Drain the morels, reserving the liquid. Slice the morels 1/2 inch thick, discarding the stems.
Pour the liquid into a bowl, leaving behind any grit.
In a saucepan, cook the lamb scraps over moderately high heat, stirring often, until browned all over.
Add the veal stock and cook over moderate heat until reduced to 1/2 cup, about 20 minutes. Strain the stock, add 1/2 cup of the morel liquid and cook until the sauce is reduced to 1/2 cup. Season with salt and pepper.
In a large pot of boiling, salted water, cook the fava beans for 2 minutes. Using a slotted spoon, transfer the favas to a plate and let cool, then peel them.
Return the water to a boil and add the Potato Gnocchi. Stir gently twice and let the gnocchi rise to the surface. Cook for about 1 minute; the gnocchi should be puffed and cooked through.
Drain the gnocchi and transfer to an oiled plate.
In an ovenproof skillet, heat the oil until shimmering. Season the lamb with salt and pepper and cook, fatty side down, until browned and crusty, about 5 minutes.
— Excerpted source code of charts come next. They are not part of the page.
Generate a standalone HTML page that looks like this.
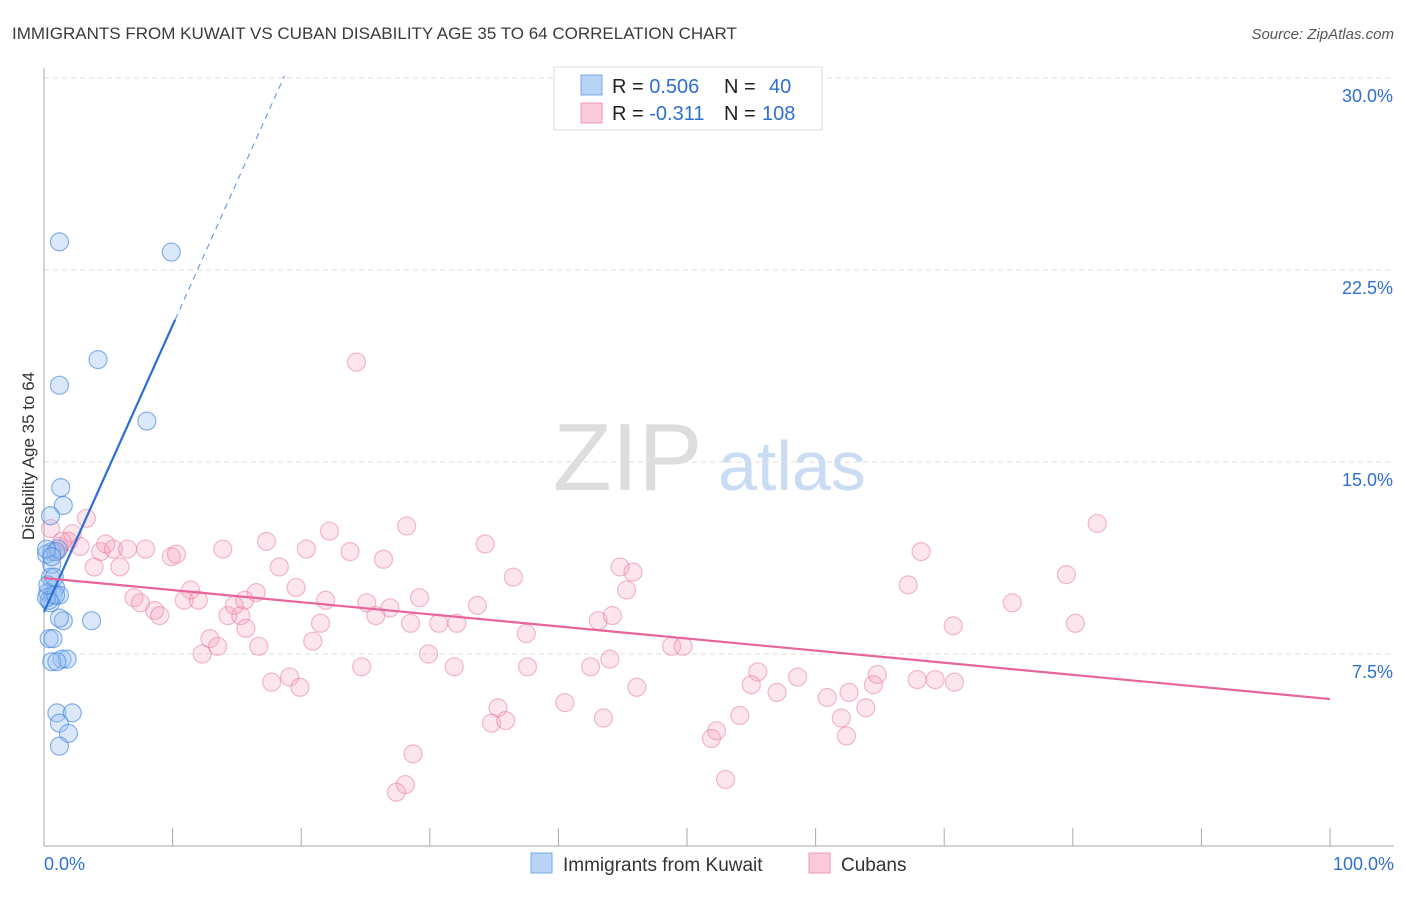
<!DOCTYPE html>
<html><head><meta charset="utf-8"><style>
body{margin:0;background:#fff;font-family:"Liberation Sans",sans-serif}
svg text{font-family:"Liberation Sans",sans-serif}
</style></head><body>
<svg id="c" width="1406" height="892" xmlns="http://www.w3.org/2000/svg">
<text x="12" y="39" font-size="17" fill="#3a3a3a">IMMIGRANTS FROM KUWAIT VS CUBAN DISABILITY AGE 35 TO 64 CORRELATION CHART</text>
<text x="1394" y="39" font-size="15" fill="#555" font-style="italic" text-anchor="end">Source: ZipAtlas.com</text>
<text x="34" y="456" font-size="17" fill="#333" text-anchor="middle" transform="rotate(-90 34 456)">Disability Age 35 to 64</text>
<g><text x="553" y="490" font-size="96" fill="#ddd" font-family="Liberation Serif,serif">ZIP</text><text x="718" y="490" font-size="70" fill="#c9dcf3">atlas</text></g>
<g id="grid"></g><g id="pts"></g><g id="lines"></g>
<g>
<rect x="554" y="67" width="268" height="63" fill="#fff" stroke="#ddd"/>
<rect x="581" y="75" width="21" height="20" fill="#b7d3f5" stroke="#7aa9e6"/>
<rect x="581" y="103" width="21" height="20" fill="#fbcad8" stroke="#ee9ab4"/>
<text x="612" y="93" font-size="20" fill="#222">R = <tspan fill="#2f6fd1">0.506</tspan><tspan x="724">N =</tspan><tspan x="769" fill="#2f6fd1">40</tspan></text>
<text x="612" y="120" font-size="20" fill="#222">R = <tspan fill="#2f6fd1">-0.311</tspan><tspan x="724">N =</tspan><tspan x="762" fill="#2f6fd1">108</tspan></text>
</g>
<g>
<rect x="531" y="853" width="21" height="20" fill="#b7d3f5" stroke="#7aa9e6"/>
<text x="563" y="871" font-size="19" fill="#333">Immigrants from Kuwait</text>
<rect x="809" y="853" width="21" height="20" fill="#fbcad8" stroke="#ee9ab4"/>
<text x="841" y="871" font-size="19" fill="#333">Cubans</text>
</g>
<text x="44" y="870" font-size="18" fill="#2f6fd1">0.0%</text>
<text x="1394" y="870" font-size="18" fill="#2f6fd1" text-anchor="end">100.0%</text>
</svg>
<script>
const yTicks=[7.5,15,22.5,30];
const yTickLabels=["7.5%","15.0%","22.5%","30.0%"];
const kuwaitX=[1.2,9.9,4.2,1.2,8.0,1.3,1.5,0.5,0.6,0.2,0.9,0.6,0.5,0.9,0.3,0.7,1.2,0.5,1.5,3.7,1.2,0.4,0.7,1.4,1.8,0.6,1.0,1.0,2.2,1.2,1.9,1.2,0.4,0.2,0.9,0.3,0.8,1.1,0.2,0.6];
const kuwaitY=[23.6,23.2,19.0,18.0,16.6,14.0,13.3,12.9,11.5,11.4,11.5,11.0,10.5,10.1,9.9,9.8,9.8,9.5,8.8,8.8,8.9,8.1,8.1,7.3,7.3,7.2,7.2,5.2,5.2,4.8,4.4,3.9,9.6,9.7,9.8,10.2,10.5,11.6,11.6,11.3];
const cubanX=[0.5,3.3,2.2,1.9,1.2,1.0,1.4,2.8,4.4,4.8,5.4,6.5,7.9,9.9,10.3,3.9,5.9,13.9,17.3,18.3,20.4,22.2,23.8,26.4,28.2,34.3,36.5,44.8,45.8,45.3,81.9,68.2,67.2,79.5,75.3,80.2,70.7,11.4,16.5,19.6,21.9,25.1,26.9,29.2,33.7,7.0,7.5,8.6,9.0,10.9,12.0,14.3,14.8,15.3,15.7,25.8,28.5,30.7,32.1,37.5,43.1,44.2,48.8,49.7,12.9,12.3,13.5,16.7,21.5,20.9,17.7,19.1,19.9,24.7,29.9,31.9,37.6,42.5,44.0,46.1,55.5,55.0,57.0,58.6,60.9,62.6,64.8,64.5,67.9,69.3,70.8,40.5,43.5,35.3,34.8,35.9,28.7,28.1,27.4,54.1,52.3,51.9,63.9,62.0,62.4,53.0,24.3,15.6];
const cubanY=[12.4,12.8,12.2,11.9,11.7,11.5,11.9,11.7,11.5,11.8,11.6,11.6,11.6,11.3,11.4,10.9,10.9,11.6,11.9,10.9,11.6,12.3,11.5,11.2,12.5,11.8,10.5,10.9,10.7,10.0,12.6,11.5,10.2,10.6,9.5,8.7,8.6,10.0,9.9,10.1,9.6,9.5,9.3,9.7,9.4,9.7,9.5,9.2,9.0,9.6,9.6,9.0,9.4,9.0,8.5,9.0,8.7,8.7,8.7,8.3,8.8,9.0,7.8,7.8,8.1,7.5,7.8,7.8,8.7,8.0,6.4,6.6,6.2,7.0,7.5,7.0,7.0,7.0,7.3,6.2,6.8,6.3,6.0,6.6,5.8,6.0,6.7,6.3,6.5,6.5,6.4,5.6,5.0,5.4,4.8,4.9,3.6,2.4,2.1,5.1,4.5,4.2,5.4,5.0,4.3,2.6,18.9,9.6];
const kuwaitTrend=[9.14,1.12];
const cubanTrend=[10.47,-0.0473];
const X=v=>44+v*12.86, Y=v=>846-v*25.6;
const NS="http://www.w3.org/2000/svg";
function mk(t,a,p){const e=document.createElementNS(NS,t);for(const k in a)e.setAttribute(k,a[k]);p.appendChild(e);return e;}
const grid=document.getElementById('grid'),pts=document.getElementById('pts'),lines=document.getElementById('lines');
yTicks.forEach((t,i)=>{
 const l=mk('line',{x1:44,x2:1394,y1:Y(t),y2:Y(t),stroke:'#ddd','stroke-dasharray':'5,4'},grid);
 
 
 const tx=mk('text',{x:1393,y:Y(t)+24,'font-size':18,fill:'#2f6fd1','text-anchor':'end'},grid);tx.textContent=yTickLabels[i];
 
 
});
const ax=mk('line',{x1:44,x2:44,y1:68,y2:846,stroke:'#aaa'},grid);


const bx=mk('line',{x1:44,x2:1394,y1:846,y2:846,stroke:'#aaa'},grid);


for(let i=0;i<=10;i++){const t=mk('line',{x1:X(i*10),x2:X(i*10),y1:828,y2:846,stroke:'#aaa'},grid);
 
 }
cubanX.forEach((x,i)=>{const c=mk('circle',{cx:X(x),cy:Y(cubanY[i]),r:9,fill:'rgba(246,160,188,0.28)',stroke:'rgba(232,120,156,0.5)','stroke-width':1.2},pts);
 
 });
kuwaitX.forEach((x,i)=>{const c=mk('circle',{cx:X(x),cy:Y(kuwaitY[i]),r:9,fill:'rgba(150,190,240,0.35)',stroke:'rgba(60,130,220,0.6)','stroke-width':1.2},pts);
 
 });
const kb=x=>kuwaitTrend[0]+kuwaitTrend[1]*x, cb=x=>cubanTrend[0]+cubanTrend[1]*x;
const l1=mk('line',{x1:X(0),y1:Y(kb(0)),x2:X(10.2),y2:Y(kb(10.2)),stroke:'#2b6fd6','stroke-width':2.2},lines);


const l2=mk('line',{x1:X(10.2),y1:Y(kb(10.2)),x2:X(18.7),y2:Y(kb(18.7)),stroke:'#6b9de0','stroke-width':1.2,'stroke-dasharray':'6,5'},lines);


const l3=mk('line',{x1:X(0),y1:Y(cb(0)),x2:X(100),y2:Y(cb(100)),stroke:'#e8649a','stroke-width':2.2},lines);


</script>
</body></html>
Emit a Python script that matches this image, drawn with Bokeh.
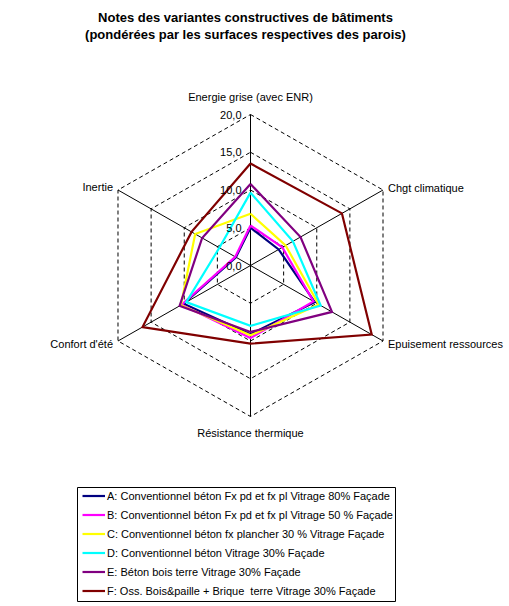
import numpy as np
from bokeh.plotting import figure
from bokeh.models import Range1d, Legend, LegendItem, Label, ColumnDataSource
from bokeh.embed import file_html
from bokeh.resources import INLINE

# ---------------- data ----------------
title_lines = ["Notes des variantes constructives de bâtiments",
               "(pondérées par les surfaces respectives des parois)"]

categories = ["Energie grise (avec ENR)", "Chgt climatique", "Epuisement ressources",
              "Résistance thermique", "Confort d'été", "Inertie"]

series_labels = [
    "A: Conventionnel béton Fx pd et fx pl Vitrage 80% Façade",
    "B: Conventionnel béton Fx pd et fx pl Vitrage 50 % Façade",
    "C: Conventionnel béton fx plancher 30 % Vitrage Façade",
    "D: Conventionnel béton Vitrage 30% Façade",
    "E: Béton bois terre Vitrage 30% Façade",
    "F: Oss. Bois&paille + Brique  terre Vitrage 30% Façade",
]

val_A = [5.0, 4.25, 9.7, 9.1, 10.1, 2.2]
val_B = [5.3, 4.8, 9.5, 9.6, 10.4, 2.3]
val_C = [6.85, 5.3, 10.3, 9.25, 10.5, 8.35]
val_D = [9.65, 6.4, 10.6, 8.0, 9.7, 4.7]
val_E = [10.8, 7.55, 12.3, 8.8, 10.7, 7.3]
val_F = [13.5, 13.8, 18.3, 10.35, 16.3, 8.9]

tick_values = [0, 5, 10, 15, 20]
tick_labels = ["0,0", "5,0", "10,0", "15,0", "20,0"]

colors = ["#000080", "#FF00FF", "#FFFF00", "#00FFFF", "#800080", "#800000"]

# ---------------- layout ----------------
W, H = 509, 606
CX, CY = 250, 265        # centre of the radar (pixels)
SX, SY = 7.65, 7.55      # pixels per value unit
FONT = "Liberation Sans"

p = figure(width=W, height=H, x_range=Range1d(-CX / SX, (W - CX) / SX),
           y_range=Range1d(-(H - CY) / SY, CY / SY),
           x_axis_type=None, y_axis_type=None, toolbar_location=None,
           output_backend="svg", min_border=0)
p.grid.visible = False
p.outline_line_color = None
p.background_fill_color = "white"

n = len(categories)
angles = np.deg2rad(90 - 360.0 / n * np.arange(n))
vmax = tick_values[-1]


def polar(vals):
    v = np.asarray(vals, dtype=float)
    return list(v * np.cos(angles)), list(v * np.sin(angles))


# dashed hexagonal grid
gxs, gys = [], []
for t in tick_values[1:]:
    xs, ys = polar([t] * n)
    gxs.append(xs + xs[:1])
    gys.append(ys + ys[:1])
p.multi_line(gxs, gys, line_color="black", line_width=1, line_dash="4 3")

# spokes
sxs, sys_ = [], []
ex, ey = polar([vmax] * n)
for i in range(n):
    sxs.append([0, ex[i]])
    sys_.append([0, ey[i]])
p.multi_line(sxs, sys_, line_color="black", line_width=1)

# series
renderers = []
for vals, col in zip([val_A, val_B, val_C, val_D, val_E, val_F], colors):
    xs, ys = polar(vals)
    r = p.line(xs + xs[:1], ys + ys[:1], line_color=col, line_width=2.2, line_join="miter")
    renderers.append(r)

# tick labels on the first (vertical) axis
for t, lab in zip(tick_values, tick_labels):
    p.add_layout(Label(x=0, y=t, text=lab, x_offset=-9, text_align="right",
                       text_baseline="middle", text_font=FONT, text_font_size="11px",
                       text_color="black"))

# category labels
cat_fmt = [
    dict(x_offset=0, y_offset=18, text_align="center"),
    dict(x_offset=5, y_offset=2, text_align="left"),
    dict(x_offset=5, y_offset=-3, text_align="left"),
    dict(x_offset=0, y_offset=-16, text_align="center"),
    dict(x_offset=-5, y_offset=-3, text_align="right"),
    dict(x_offset=-5, y_offset=3, text_align="right"),
]
for i, (cat, fmt) in enumerate(zip(categories, cat_fmt)):
    p.add_layout(Label(x=ex[i], y=ey[i], text=cat, text_baseline="middle",
                       text_font=FONT, text_font_size="11px", text_color="black", **fmt))

# title
for j, line in enumerate(title_lines):
    p.add_layout(Label(x=245, y=H - 17 - 17 * j, x_units="screen", y_units="screen",
                       text=line, text_align="center", text_baseline="middle",
                       text_font=FONT, text_font_size="13px", text_font_style="bold",
                       text_color="black"))

# legend frame
def dx(px):
    return (px - CX) / SX


def dy(py):
    return (CY - py) / SY


p.quad(left=dx(77), right=dx(395), top=dy(487), bottom=dy(601),
       fill_color="white", line_color="black", line_width=1)

legend = Legend(items=[LegendItem(label=lab, renderers=[r]) for lab, r in zip(series_labels, renderers)],
                location=(82, 6), padding=0, spacing=0, margin=0,
                label_height=19, glyph_height=19, glyph_width=23, label_standoff=2,
                border_line_alpha=0, background_fill_alpha=0,
                label_text_font=FONT, label_text_font_size="11px", label_text_color="black")
p.add_layout(legend, "center")

open("out.html", "w").write(file_html(p, INLINE))
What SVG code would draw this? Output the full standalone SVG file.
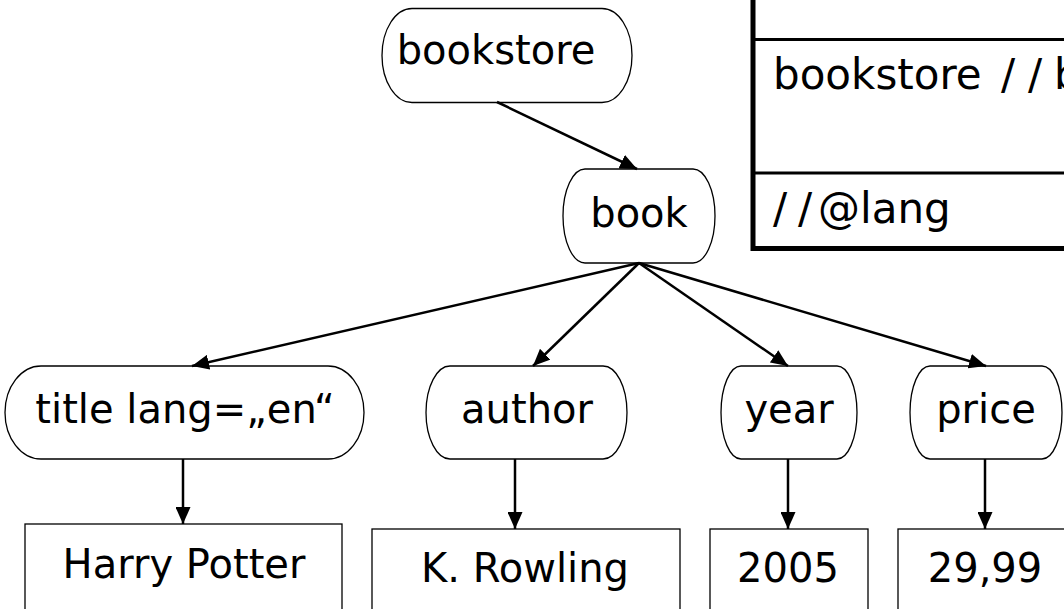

Turn the chops, transfer the skillet to the oven and roast for 10 minutes for medium rare.
Let rest for 5 minutes on a cutting board.
Melt 1/2 tablespoon of the butter in a large nonstick skillet.
Add the morels and favas and cook over moderately high heat until warmed through, about 3 minutes.
Add to the lamb sauce and swirl in 1 1/2 tablespoons of the butter.
In the skillet, melt the remaining 2 tablespoons of butter over moderately high heat until golden.
Add the gnocchi and thyme, season with salt and pepper and cook, tossing, until lightly golden.
Spoon the gnocchi onto 4 plates and add the morels and favas. Slice the lamb between the bones and arrange on the plates.
Drizzle any remaining sauce around the lamb and serve.